Slowly Changing Dimensions (SCD) offers your organization the possibility to report historical data with dimensions that changes over time. There are five different types of SCD that you can implement, Type: 1, 2, 3, 4, and 6. Though there are many to choose from the most used and common ones are 1, 2 and 3. The following examples will describe them in more detail.

SCD – Type 1

In type 1 the columns are updated, or overwritten, with the latest data retrieved directly from the data source. Below we see a row, in the customer table, where a Business Area is changed from Iceland to Sweden. What is taking place here is data changing form. Nothing more, nothing less.

/assets/img/2015-12-07/SCD1.JPG

SCD – Type 2

In type 2 we make it possible to trace the dimension by adding a new line based on whether there is a change in one or more of the specified columns. Here we have entered the column Business Area as a requirement for a new row to be added. Notice that we have two date based columns, StartDate and EndDate, which keeps track of the start and end dates of the relevant customer-row. These tell which row is current or former.

/assets/img/2015-12-07/SCD2.JPG

SCD – Type 3

In type 3, instead of creating new lines, you keep track of historical data stored in columns. Below we see two columns for business area. Current which shows the current value, and Previous which holds the previous value. The downside with this implementation is that if we were to say that the business area changed value a third time from Sweden to Denmark, Iceland would have been overwritten and forgotten.

/assets/img/2015-12-07/SCD3.JPG

Theory vs Reality

Is it all good then? Of course not! Different companies have different needs… so called “business needs”. They come in the shape of reports, and sure if you’ve opened up for the possibility to analyze historical data it must be counted for. This is where it gets complicated. Imagine we have a company which operates in different areas, so called Business Areas (BA’s). These BA’s are linked to certain sales persons, and let’s say they would like to know how big of a Christmas-paycheck they would be expecting. If salesman Håkan, which is responsible for Denmark got replaced by Henrik instead, how would we determine what amount each sales person was responsible for? This is where surrogate keys come in handy! Imagine (pre- SCD implementation) we had CustomerNr as a primary key in the customer-table linked to all transactions in a fact table. To keep adding new rows we need to replace the BusinessKey with surrogate-keys instead. Now we can map facts to current rows in the dimension table by inherited surrogate-keys from the dimension-table.

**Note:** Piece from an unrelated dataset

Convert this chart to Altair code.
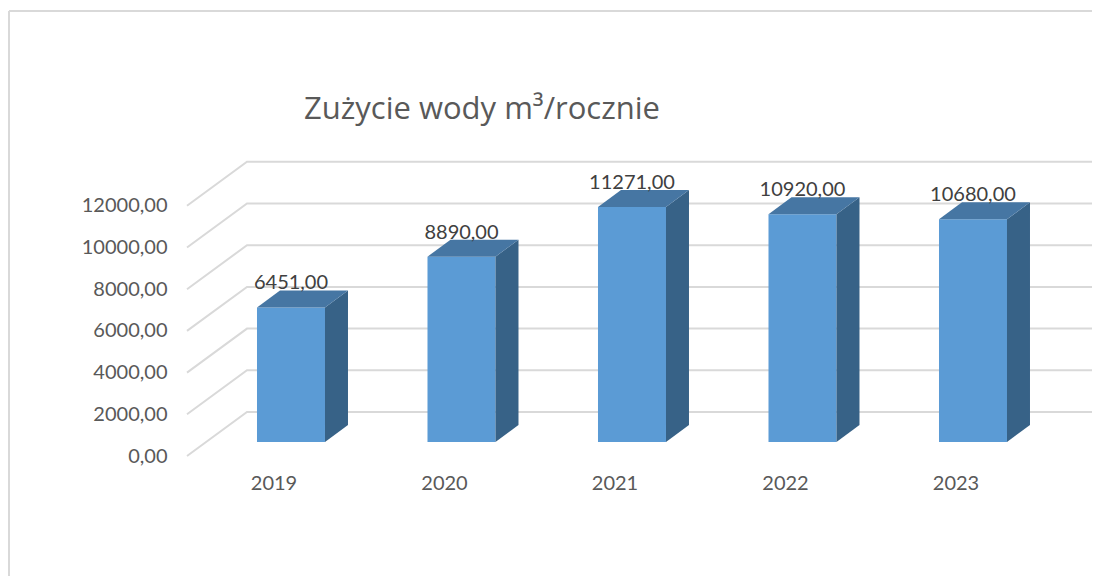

/assets/img/2015-12-07/SCD_ETL.JPG

If the dimensions keep on changing and the ETL-process repeats itself, voilá, you now have a fully functional database with historical records. So now we can find records for both Håkan and Henrik, and determine what amount they were held responsible for by the basis of when the change took place. But what if Henrik is part of many business areas and out of curiosity would like to know how much, regardless if he’s been selling or not, that particular business area has done over the year? This is done by adding a column (SCD-type 3) which keeps track on the current value.

/assets/img/2015-12-07/SCD6.JPG

Every row, historical or not, has a given value which shows the current one. Now we can map rows by, for example, CustomerNr and then give us a total based on the current BA.

Conclusion

As you may noticed by now my solution above referred to more than one SCD. That is why I choose to reveal the hidden ace up my sleeve. SCD type 6! This is a hybrid of SCD’s, a combination of type 1, 2 and 3. 1+2+3 = 6, makes sense does it not?

https://media.giphy.com/media/FG14fnY17opr2/giphy.gif